Why Diagnosis Is Challenging
The symptom overlap between ADHD and autism makes clinical assessment genuinely difficult. Behaviors like “not listening” or “difficulty shifting focus” in an autistic child may be inherent to autism itself rather than evidence of co-occurring ADHD. A child who can’t sit still might be hyperactive from ADHD, seeking sensory input due to autism, or both. Standard cognitive tests designed to measure attention and working memory often can’t reliably distinguish between the two conditions in children with average intelligence.
This diagnostic ambiguity matters because treatment depends heavily on accurate assessment. Clinicians increasingly rely on detailed developmental histories, direct observation across multiple settings, and input from parents and teachers rather than any single test.
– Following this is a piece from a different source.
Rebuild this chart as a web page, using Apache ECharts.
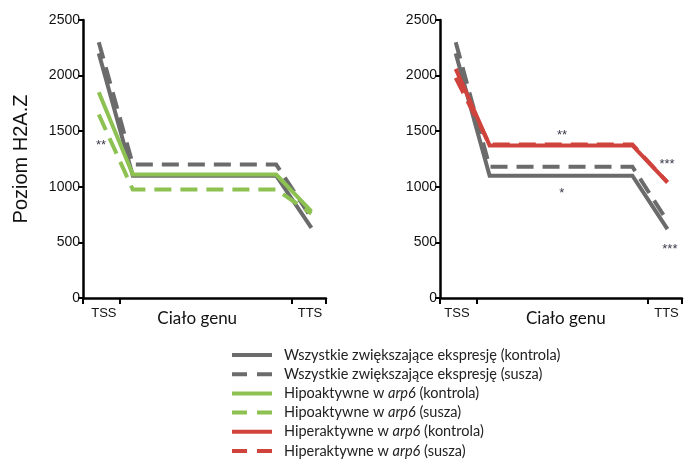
<!DOCTYPE html>
<html>
<head>
<meta charset="utf-8">
<script src="https://cdn.jsdelivr.net/npm/echarts@6/dist/echarts.min.js"></script>
<style>
  html, body { margin: 0; padding: 0; background: #fff; }
  #chart { width: 690px; height: 459px; }
</style>
</head>
<body>
<div id="chart"></div>
<script>
// Position of each profile point along the gene model (axis runs 0..100)
const genePos = [6.5, 20.5, 79.5, 94];

// H2A.Z level, left panel
const allUpCtrlL    = [2200, 1100, 1100, 630];
const allUpDroughtL = [2300, 1200, 1200, 720];
const hypoCtrl      = [1850, 1110, 1110, 780];
const hypoDrought   = [1650, 975, 975, 760];

// H2A.Z level, right panel
const allUpCtrlR    = [2200, 1100, 1100, 620];
const allUpDroughtR = [2300, 1180, 1180, 690];
const hyperCtrl     = [2060, 1372, 1372, 1040];
const hyperDrought  = [1980, 1380, 1380, 1040];

// Axis ticks and labels
const yMax = 2500;
const yStep = 500;
const xTickPos = [0, 15, 86, 100];
const xLabels = ['TSS', 'Ciało genu', 'TTS'];
const xLabelPosL = [8.6, 47, 93.4];
const xLabelPosR = [7, 52, 93.6];

// Significance marks: [x, y, text]
const marksL = [[7.4, 1395, '**']];
const marksR = [[50.4, 1488, '**'], [50.3, 967, '*'], [93.8, 1227, '***'], [95, 463, '***']];

const names = [
  'Wszystkie zwiększające ekspresję (kontrola)',
  'Wszystkie zwiększające ekspresję (susza)',
  'Hipoaktywne w arp6 (kontrola)',
  'Hipoaktywne w arp6 (susza)',
  'Hiperaktywne w arp6 (kontrola)',
  'Hiperaktywne w arp6 (susza)'
];

const GRAY = '#6b6b6b', GREEN = '#8dc152', RED = '#d0433d';
const SANS = 'Liberation Sans, Arial, sans-serif';
const HUMAN = 'Lato, Open Sans, sans-serif';
const DASH = [17, 9];

const chart = echarts.init(document.getElementById('chart'), null, { renderer: 'canvas' });

function pts(vals) { return genePos.map((x, i) => [x, vals[i]]); }

function line(name, vals, color, dashed, axis, marks) {
  const s = {
    name, type: 'line', xAxisIndex: axis, yAxisIndex: axis,
    data: pts(vals), symbol: 'none', color,
    lineStyle: { color, width: 4, type: dashed ? DASH : 'solid', cap: 'butt', join: 'miter' },
    silent: true
  };
  if (marks) {
    s.markPoint = {
      symbol: 'circle', symbolSize: 0, silent: true,
      label: { show: true, position: 'inside', formatter: '{b}', color: '#3a3a4a', fontSize: 13, fontFamily: SANS, offset: [0, 3] },
      data: marks.map(m => ({ coord: [m[0], m[1]], name: m[2] }))
    };
  }
  return s;
}

function xAxisFor(idx, labelPos) {
  return {
    type: 'value', gridIndex: idx, min: 0, max: 100,
    axisLine: { show: true, lineStyle: { color: '#000', width: 2.5 } },
    axisTick: { show: true, customValues: xTickPos, length: 6, lineStyle: { color: '#000', width: 2 } },
    splitLine: { show: false },
    axisLabel: {
      show: true, customValues: labelPos, margin: 8,
      formatter: v => {
        const i = labelPos.indexOf(v);
        if (i === 1) return '{mid|' + xLabels[i] + '}';
        return '{edge|' + xLabels[i] + '}';
      },
      rich: {
        edge: { fontFamily: SANS, fontSize: 13, color: '#111', lineHeight: 14 },
        mid: { fontFamily: HUMAN, fontSize: 17, color: '#111', lineHeight: 18, padding: [8, 0, 0, 0] }
      }
    }
  };
}

function yAxisFor(idx, withName) {
  const a = {
    type: 'value', gridIndex: idx, min: 0, max: yMax, interval: yStep,
    axisLine: { show: true, lineStyle: { color: '#000', width: 2.5 } },
    axisTick: { show: true, length: 5, lineStyle: { color: '#000', width: 2 } },
    splitLine: { show: false },
    axisLabel: { fontFamily: SANS, fontSize: 14, color: '#111', margin: 3, formatter: v => String(v) }
  };
  if (withName) {
    Object.assign(a, {
      name: 'Poziom H2A.Z', nameLocation: 'middle', nameRotate: 90, nameGap: 46,
      nameTextStyle: { fontFamily: SANS, fontSize: 20, color: '#111', padding: [0, 0, 6, 0] }
    });
  }
  return a;
}

const dashIcon = 'path://M0,0H15V4H0Z M25,0H40V4H25Z';
const solidIcon = 'path://M0,0H40V4H0Z';

chart.setOption({
  animation: false,
  backgroundColor: '#fff',
  grid: [
    { left: 83, top: 20, width: 243, height: 278 },
    { left: 440, top: 20, width: 242, height: 278 }
  ],
  xAxis: [xAxisFor(0, xLabelPosL), xAxisFor(1, xLabelPosR)],
  yAxis: [yAxisFor(0, true), yAxisFor(1, false)],
  legend: {
    orient: 'vertical', left: 232, top: 347, height: 130, width: 420,
    padding: 0,
    itemWidth: 40, itemHeight: 4, itemGap: 3.2,
    selectedMode: false,
    data: names.map((n, i) => ({ name: n, icon: i % 2 ? dashIcon : solidIcon })),
    itemStyle: { borderWidth: 0 },
    textStyle: {
      fontFamily: HUMAN, fontSize: 14.5, color: '#222', lineHeight: 16, padding: [0, 0, 0, 7],
      rich: { i: { fontFamily: HUMAN, fontSize: 14.5, color: '#222', fontStyle: 'italic', lineHeight: 16 } }
    },
    formatter: n => n.replace('arp6', '{i|arp6}')
  },
  series: [
    line(names[0], allUpCtrlL, GRAY, false, 0, marksL),
    line(names[1], allUpDroughtL, GRAY, true, 0),
    line(names[3], hypoDrought, GREEN, true, 0),
    line(names[2], hypoCtrl, GREEN, false, 0),
    line(names[0], allUpCtrlR, GRAY, false, 1, marksR),
    line(names[1], allUpDroughtR, GRAY, true, 1),
    line(names[5], hyperDrought, RED, true, 1),
    line(names[4], hyperCtrl, RED, false, 1)
  ]
});
</script>
</body>
</html>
The goal is to understand whether attention difficulties, social challenges, and behavioral patterns reflect one condition, the other, or both working together.
How Stimulant Medications Respond Differently
Stimulant medications, the most common pharmacological treatment for ADHD, can work for people who have both conditions, but the picture is more complicated. The rate of severe side effects leading to medication discontinuation is higher in people with both autism and ADHD compared to those with ADHD alone. Irritability is a particular concern: at higher doses, roughly 70% of autistic children with ADHD symptoms experienced irritability as a side effect in one study, compared to 63% on placebo. At moderate doses, however, the same type of medication actually decreased irritability scores.
This suggests that dose management requires more careful calibration when both conditions are present. Starting lower and adjusting gradually appears to matter more in this population than in ADHD alone.
Behavioral Approaches for Both Conditions
Non-medication approaches can be effective, but they need to be designed with both conditions in mind. One well-studied program, the Social Competence Intervention, combines cognitive-behavioral strategies with structured behavioral techniques to target social perspective-taking, emotion recognition, and executive function. Research found that this program produced significant social gains for autistic youth even when ADHD was also present.
The key ingredient appears to be structure. Programs that use scaffolded teaching, where skills are broken into small steps and practiced repeatedly, tend to work better for the dual-diagnosis group than less structured social skills programs. In one study using a different, less structured group intervention, children with both autism and ADHD did not improve and were actually rated as somewhat worse over time. The contrast highlights that generic social skills training may not be enough. Highly structured formats with built-in repetition, personalized plans, and parent involvement tend to produce the best results.
For children and adults navigating both conditions, the practical takeaway is that support strategies need to address both the attention and impulse-control challenges of ADHD and the flexibility and social cognition challenges of autism. Approaches designed for only one condition may miss critical needs created by the other.